▶ **EXERCISE BRIEF**: Word for word, transcribe the lines below and drop the pictures.
***** COLLECTED MATERIAL
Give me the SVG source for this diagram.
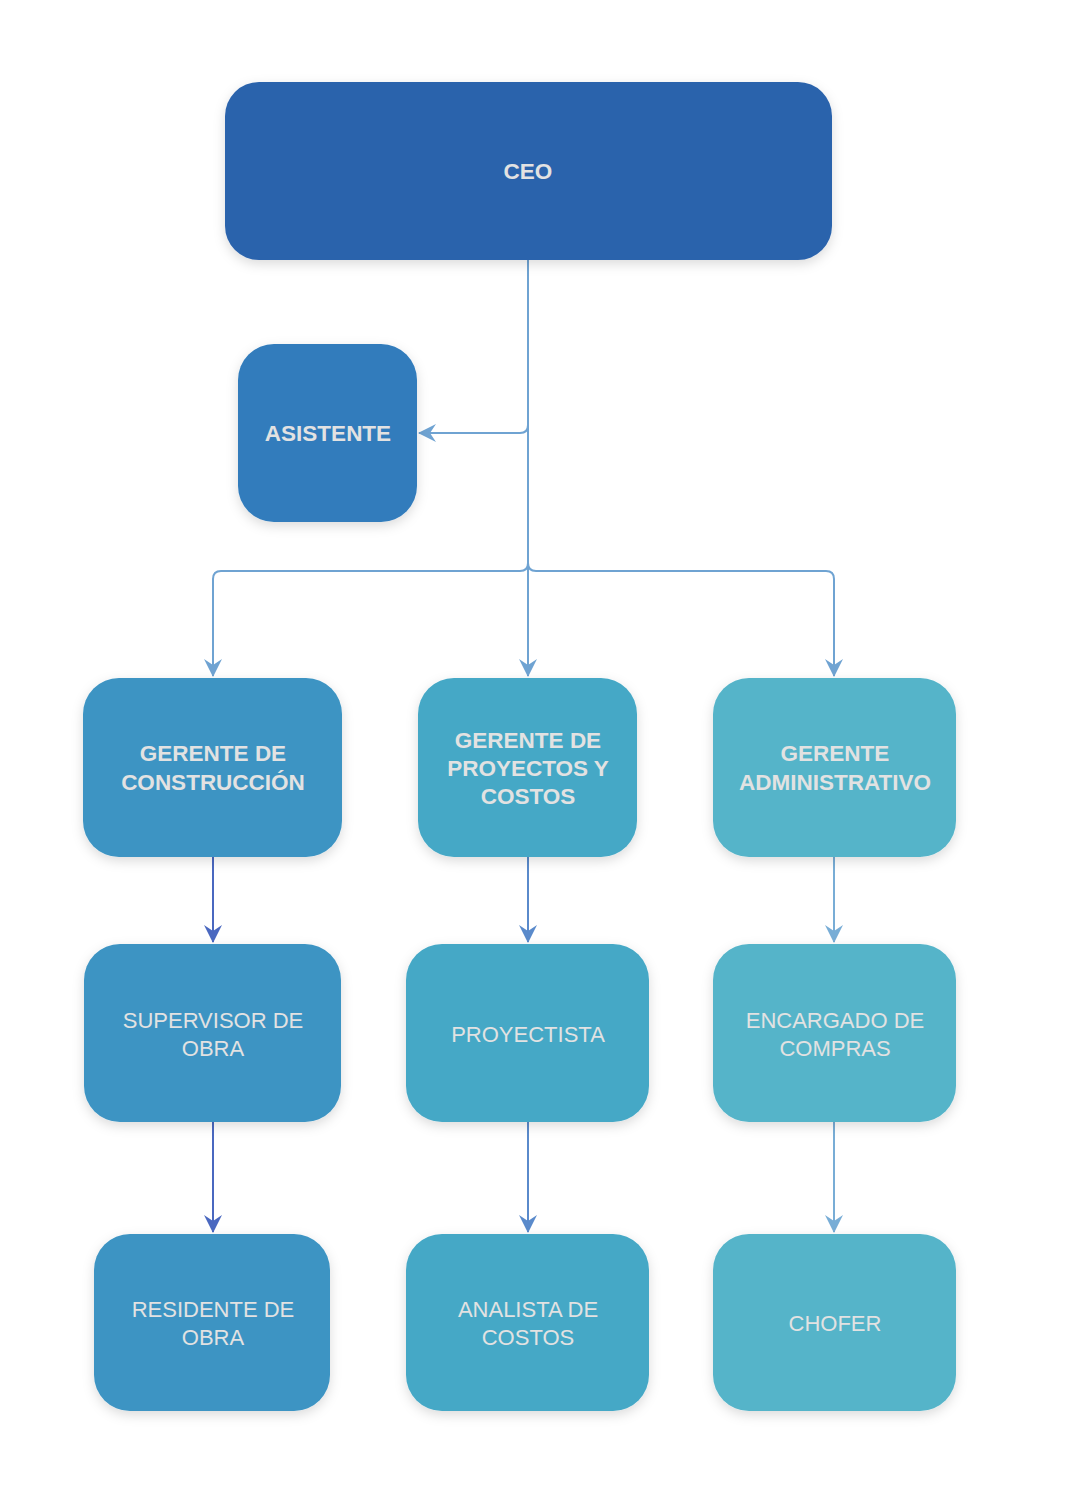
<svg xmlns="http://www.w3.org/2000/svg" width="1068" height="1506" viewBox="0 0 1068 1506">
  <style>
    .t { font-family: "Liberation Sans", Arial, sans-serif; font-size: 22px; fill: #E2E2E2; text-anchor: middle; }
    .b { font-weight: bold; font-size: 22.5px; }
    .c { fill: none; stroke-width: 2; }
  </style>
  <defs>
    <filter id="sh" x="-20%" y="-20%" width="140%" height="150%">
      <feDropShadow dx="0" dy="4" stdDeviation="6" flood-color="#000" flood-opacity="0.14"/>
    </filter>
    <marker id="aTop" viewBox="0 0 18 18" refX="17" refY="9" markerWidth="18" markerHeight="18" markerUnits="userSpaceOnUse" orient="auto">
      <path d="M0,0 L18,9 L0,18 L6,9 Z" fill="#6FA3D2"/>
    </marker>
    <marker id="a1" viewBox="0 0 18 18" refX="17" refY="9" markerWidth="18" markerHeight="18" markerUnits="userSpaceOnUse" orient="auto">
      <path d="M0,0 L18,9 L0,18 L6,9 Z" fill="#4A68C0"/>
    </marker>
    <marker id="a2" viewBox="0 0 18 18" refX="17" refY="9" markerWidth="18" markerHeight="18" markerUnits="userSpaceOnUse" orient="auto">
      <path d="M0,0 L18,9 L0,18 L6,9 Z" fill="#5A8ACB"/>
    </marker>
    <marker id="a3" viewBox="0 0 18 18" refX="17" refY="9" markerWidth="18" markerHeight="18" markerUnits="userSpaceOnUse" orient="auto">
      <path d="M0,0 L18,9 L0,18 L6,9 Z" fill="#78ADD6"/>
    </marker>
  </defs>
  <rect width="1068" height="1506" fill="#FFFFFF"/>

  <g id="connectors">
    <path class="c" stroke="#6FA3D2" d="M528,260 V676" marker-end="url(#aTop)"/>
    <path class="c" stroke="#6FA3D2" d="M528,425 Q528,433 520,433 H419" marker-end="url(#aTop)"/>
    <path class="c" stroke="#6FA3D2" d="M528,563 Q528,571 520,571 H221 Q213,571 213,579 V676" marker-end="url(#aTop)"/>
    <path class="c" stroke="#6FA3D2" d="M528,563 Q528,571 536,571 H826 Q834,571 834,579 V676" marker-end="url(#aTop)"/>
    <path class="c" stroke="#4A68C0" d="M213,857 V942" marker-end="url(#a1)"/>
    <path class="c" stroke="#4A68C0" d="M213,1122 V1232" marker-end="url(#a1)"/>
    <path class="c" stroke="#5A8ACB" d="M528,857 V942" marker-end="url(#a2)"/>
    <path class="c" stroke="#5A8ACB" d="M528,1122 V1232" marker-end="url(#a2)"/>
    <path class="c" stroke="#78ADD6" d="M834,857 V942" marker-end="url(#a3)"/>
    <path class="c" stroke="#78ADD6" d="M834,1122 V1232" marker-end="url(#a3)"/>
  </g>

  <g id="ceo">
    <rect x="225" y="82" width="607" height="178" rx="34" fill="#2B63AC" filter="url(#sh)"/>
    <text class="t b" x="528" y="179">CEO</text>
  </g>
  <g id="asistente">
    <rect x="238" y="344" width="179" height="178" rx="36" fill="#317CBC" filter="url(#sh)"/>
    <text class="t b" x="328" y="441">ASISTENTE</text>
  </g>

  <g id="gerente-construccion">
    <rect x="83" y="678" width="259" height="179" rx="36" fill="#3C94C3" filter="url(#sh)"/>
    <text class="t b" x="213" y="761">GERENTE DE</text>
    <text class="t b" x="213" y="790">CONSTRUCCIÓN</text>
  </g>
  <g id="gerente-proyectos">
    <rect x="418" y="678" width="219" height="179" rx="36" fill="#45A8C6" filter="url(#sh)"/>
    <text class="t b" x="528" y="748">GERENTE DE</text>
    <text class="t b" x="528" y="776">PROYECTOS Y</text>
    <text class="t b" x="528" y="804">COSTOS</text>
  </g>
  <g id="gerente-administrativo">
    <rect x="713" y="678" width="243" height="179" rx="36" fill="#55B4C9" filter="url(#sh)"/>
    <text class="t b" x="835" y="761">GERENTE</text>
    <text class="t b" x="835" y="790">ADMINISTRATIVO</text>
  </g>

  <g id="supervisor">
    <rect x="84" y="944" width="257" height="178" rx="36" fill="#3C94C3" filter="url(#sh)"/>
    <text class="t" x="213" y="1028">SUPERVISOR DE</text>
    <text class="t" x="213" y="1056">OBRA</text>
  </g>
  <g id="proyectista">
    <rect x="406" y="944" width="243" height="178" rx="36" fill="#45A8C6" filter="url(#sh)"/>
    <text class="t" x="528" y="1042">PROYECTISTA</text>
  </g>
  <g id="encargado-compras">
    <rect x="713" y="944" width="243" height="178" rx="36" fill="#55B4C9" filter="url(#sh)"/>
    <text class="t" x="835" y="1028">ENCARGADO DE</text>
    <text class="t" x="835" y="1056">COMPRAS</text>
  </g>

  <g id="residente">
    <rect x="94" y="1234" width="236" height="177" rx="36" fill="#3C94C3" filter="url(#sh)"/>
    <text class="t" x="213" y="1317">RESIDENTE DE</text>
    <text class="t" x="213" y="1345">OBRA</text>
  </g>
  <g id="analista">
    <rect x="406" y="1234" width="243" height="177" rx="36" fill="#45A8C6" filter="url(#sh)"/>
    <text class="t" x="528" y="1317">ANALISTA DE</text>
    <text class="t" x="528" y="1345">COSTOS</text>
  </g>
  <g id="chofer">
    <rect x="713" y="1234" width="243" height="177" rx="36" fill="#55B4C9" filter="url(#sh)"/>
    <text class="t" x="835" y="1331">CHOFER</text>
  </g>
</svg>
**********
▶ **COMPLETE ANSWER**:
Give me the SVG source for this diagram.
<svg xmlns="http://www.w3.org/2000/svg" width="1068" height="1506" viewBox="0 0 1068 1506">
  <style>
    .t { font-family: "Liberation Sans", Arial, sans-serif; font-size: 22px; fill: #E2E2E2; text-anchor: middle; }
    .b { font-weight: bold; font-size: 22.5px; }
    .c { fill: none; stroke-width: 2; }
  </style>
  <defs>
    <filter id="sh" x="-20%" y="-20%" width="140%" height="150%">
      <feDropShadow dx="0" dy="4" stdDeviation="6" flood-color="#000" flood-opacity="0.14"/>
    </filter>
    <marker id="aTop" viewBox="0 0 18 18" refX="17" refY="9" markerWidth="18" markerHeight="18" markerUnits="userSpaceOnUse" orient="auto">
      <path d="M0,0 L18,9 L0,18 L6,9 Z" fill="#6FA3D2"/>
    </marker>
    <marker id="a1" viewBox="0 0 18 18" refX="17" refY="9" markerWidth="18" markerHeight="18" markerUnits="userSpaceOnUse" orient="auto">
      <path d="M0,0 L18,9 L0,18 L6,9 Z" fill="#4A68C0"/>
    </marker>
    <marker id="a2" viewBox="0 0 18 18" refX="17" refY="9" markerWidth="18" markerHeight="18" markerUnits="userSpaceOnUse" orient="auto">
      <path d="M0,0 L18,9 L0,18 L6,9 Z" fill="#5A8ACB"/>
    </marker>
    <marker id="a3" viewBox="0 0 18 18" refX="17" refY="9" markerWidth="18" markerHeight="18" markerUnits="userSpaceOnUse" orient="auto">
      <path d="M0,0 L18,9 L0,18 L6,9 Z" fill="#78ADD6"/>
    </marker>
  </defs>
  <rect width="1068" height="1506" fill="#FFFFFF"/>

  <g id="connectors">
    <path class="c" stroke="#6FA3D2" d="M528,260 V676" marker-end="url(#aTop)"/>
    <path class="c" stroke="#6FA3D2" d="M528,425 Q528,433 520,433 H419" marker-end="url(#aTop)"/>
    <path class="c" stroke="#6FA3D2" d="M528,563 Q528,571 520,571 H221 Q213,571 213,579 V676" marker-end="url(#aTop)"/>
    <path class="c" stroke="#6FA3D2" d="M528,563 Q528,571 536,571 H826 Q834,571 834,579 V676" marker-end="url(#aTop)"/>
    <path class="c" stroke="#4A68C0" d="M213,857 V942" marker-end="url(#a1)"/>
    <path class="c" stroke="#4A68C0" d="M213,1122 V1232" marker-end="url(#a1)"/>
    <path class="c" stroke="#5A8ACB" d="M528,857 V942" marker-end="url(#a2)"/>
    <path class="c" stroke="#5A8ACB" d="M528,1122 V1232" marker-end="url(#a2)"/>
    <path class="c" stroke="#78ADD6" d="M834,857 V942" marker-end="url(#a3)"/>
    <path class="c" stroke="#78ADD6" d="M834,1122 V1232" marker-end="url(#a3)"/>
  </g>

  <g id="ceo">
    <rect x="225" y="82" width="607" height="178" rx="34" fill="#2B63AC" filter="url(#sh)"/>
    <text class="t b" x="528" y="179">CEO</text>
  </g>
  <g id="asistente">
    <rect x="238" y="344" width="179" height="178" rx="36" fill="#317CBC" filter="url(#sh)"/>
    <text class="t b" x="328" y="441">ASISTENTE</text>
  </g>

  <g id="gerente-construccion">
    <rect x="83" y="678" width="259" height="179" rx="36" fill="#3C94C3" filter="url(#sh)"/>
    <text class="t b" x="213" y="761">GERENTE DE</text>
    <text class="t b" x="213" y="790">CONSTRUCCIÓN</text>
  </g>
  <g id="gerente-proyectos">
    <rect x="418" y="678" width="219" height="179" rx="36" fill="#45A8C6" filter="url(#sh)"/>
    <text class="t b" x="528" y="748">GERENTE DE</text>
    <text class="t b" x="528" y="776">PROYECTOS Y</text>
    <text class="t b" x="528" y="804">COSTOS</text>
  </g>
  <g id="gerente-administrativo">
    <rect x="713" y="678" width="243" height="179" rx="36" fill="#55B4C9" filter="url(#sh)"/>
    <text class="t b" x="835" y="761">GERENTE</text>
    <text class="t b" x="835" y="790">ADMINISTRATIVO</text>
  </g>

  <g id="supervisor">
    <rect x="84" y="944" width="257" height="178" rx="36" fill="#3C94C3" filter="url(#sh)"/>
    <text class="t" x="213" y="1028">SUPERVISOR DE</text>
    <text class="t" x="213" y="1056">OBRA</text>
  </g>
  <g id="proyectista">
    <rect x="406" y="944" width="243" height="178" rx="36" fill="#45A8C6" filter="url(#sh)"/>
    <text class="t" x="528" y="1042">PROYECTISTA</text>
  </g>
  <g id="encargado-compras">
    <rect x="713" y="944" width="243" height="178" rx="36" fill="#55B4C9" filter="url(#sh)"/>
    <text class="t" x="835" y="1028">ENCARGADO DE</text>
    <text class="t" x="835" y="1056">COMPRAS</text>
  </g>

  <g id="residente">
    <rect x="94" y="1234" width="236" height="177" rx="36" fill="#3C94C3" filter="url(#sh)"/>
    <text class="t" x="213" y="1317">RESIDENTE DE</text>
    <text class="t" x="213" y="1345">OBRA</text>
  </g>
  <g id="analista">
    <rect x="406" y="1234" width="243" height="177" rx="36" fill="#45A8C6" filter="url(#sh)"/>
    <text class="t" x="528" y="1317">ANALISTA DE</text>
    <text class="t" x="528" y="1345">COSTOS</text>
  </g>
  <g id="chofer">
    <rect x="713" y="1234" width="243" height="177" rx="36" fill="#55B4C9" filter="url(#sh)"/>
    <text class="t" x="835" y="1331">CHOFER</text>
  </g>
</svg>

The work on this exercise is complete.